How the Internet Works
The internet is unquestionably one of the most influential innovations that shaped our modern lives. This massive network of computers had an extraordinary impact on our culture, economy, and everyday lives. It offers us instantaneous communication with loved ones and strangers alike across continents as well as endless hours of entertainment in all its digital forms. This network is able to transmit ludicrous amounts of data simultaneously between billions of devices across the entire planet.
So how did we manage to create such a reliable and automated system?
All data is a set of binary digits regardless of what type of information it represents. Images, audio, and all other file types are only differentiated by metadata which is a set of binary digits describing the nature of the data that follows. Therefore, transmitting data requires at least two signal states representing the ones and zeroes. The most common physical data transmission technology are voltage variations across a copper cable, modulated electromagnetic waves, and light pulses through optical fiber .
Transmitting one signal across a wire is insufficient. Therefore, multiple signals are modulated into different frequency bands that can be separated on the receiving end. The range of available frequencies defines the bandwidth and is mostly limited by hardware quality and the surrounding environment.
These physical technologies only enable the transmission of data between two devices uniquely connected to one another. So what happens when you have a network of billions of devices?
How does the data arrive at the correct destination in an acceptable time frame?
To ensure data reaches its proper destination in a complex network, data is split into packets of a specific size then preceded by more metadata according to specific protocols. The protocols that govern the internet fall into a hierarchy described by the OSI model. Each protocol appends specific information onto the data to be sent then the protocol below it on the OSI model appends more information and so on in a process known as “encapsulation”.

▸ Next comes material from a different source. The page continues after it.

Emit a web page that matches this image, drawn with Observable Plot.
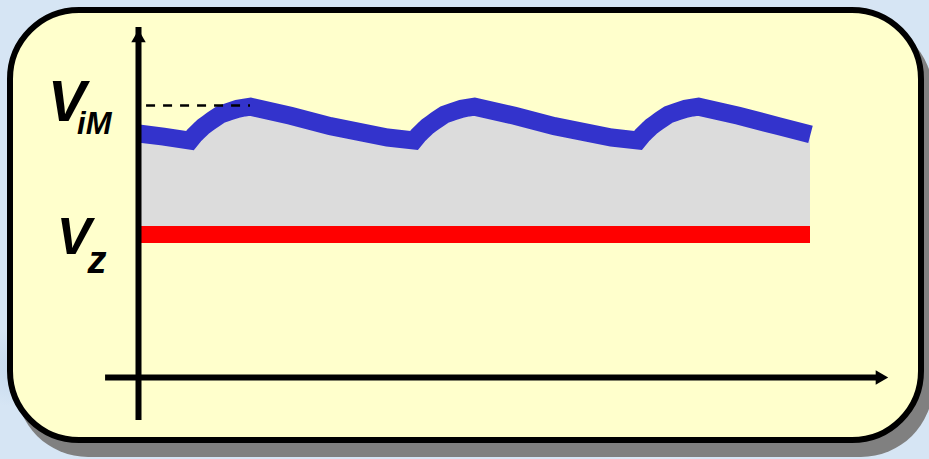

First, when an application running on a device decides to send data across a network, it structures the data according to a specified protocol like HTTP for web browsers or RTM for streaming audio and video. Compression, encryption, and other important operations are done after this step. Then the operating system allocates one of its ports to that application. Then either the UDP or TCP protocol is used in the transport layer to create a datagram specifying the port of the intended receiving application. TCP is the protocol responsible for resending requests if the previous ones are lost on the network and reorders data packets if they take different routes and arrive in the wrong order. UDP on the other hand is the simpler faster approach to sending data at the cost of part of it being lost.
More data is then appended to the TCP or UDP datagram by the network layer protocol which is almost always the Internet Protocol or IP which specifies the IP address of the recipient creating an IP Packet. Lastly, the data link layer protocol adds even more data to the IP packet. The protocol on this layer is usually either Ethernet or WiFi which specify the MAC address of the next device on the network.
After all those protocols are applied correctly, the data is transmitted across a physical medium to a gateway router. It then reads the metadata then checks its internal routing table which is a rough map of devices on the network and sends the data onward to what it calculates to be the next step in the optimal route. The next router on the network does the same until the data packet reaches its destination or gets lost on the way. But luckily it won’t just keep hopping endlessly since the routers would check its number of hops and eventually discard it if it exceeds a preset number.
If a device does not know the exact IP address of the device it wishes to communicate with and only knows a website name, for example, it sends a request to a DNS server. This server communicates with a central register of addresses that responds with the required IP address.
This way routers can efficiently understand millions of packets and send them properly to their destination. In addition to all these operations, each device on the network checks for random errors by verifying a CRC sum, and the final recipient checks for data integrity from tampering by verifying the Hash value. These operations are done in mere milliseconds in billions of devices without anyone noticing. The internet truly is a fascinating web of complexity.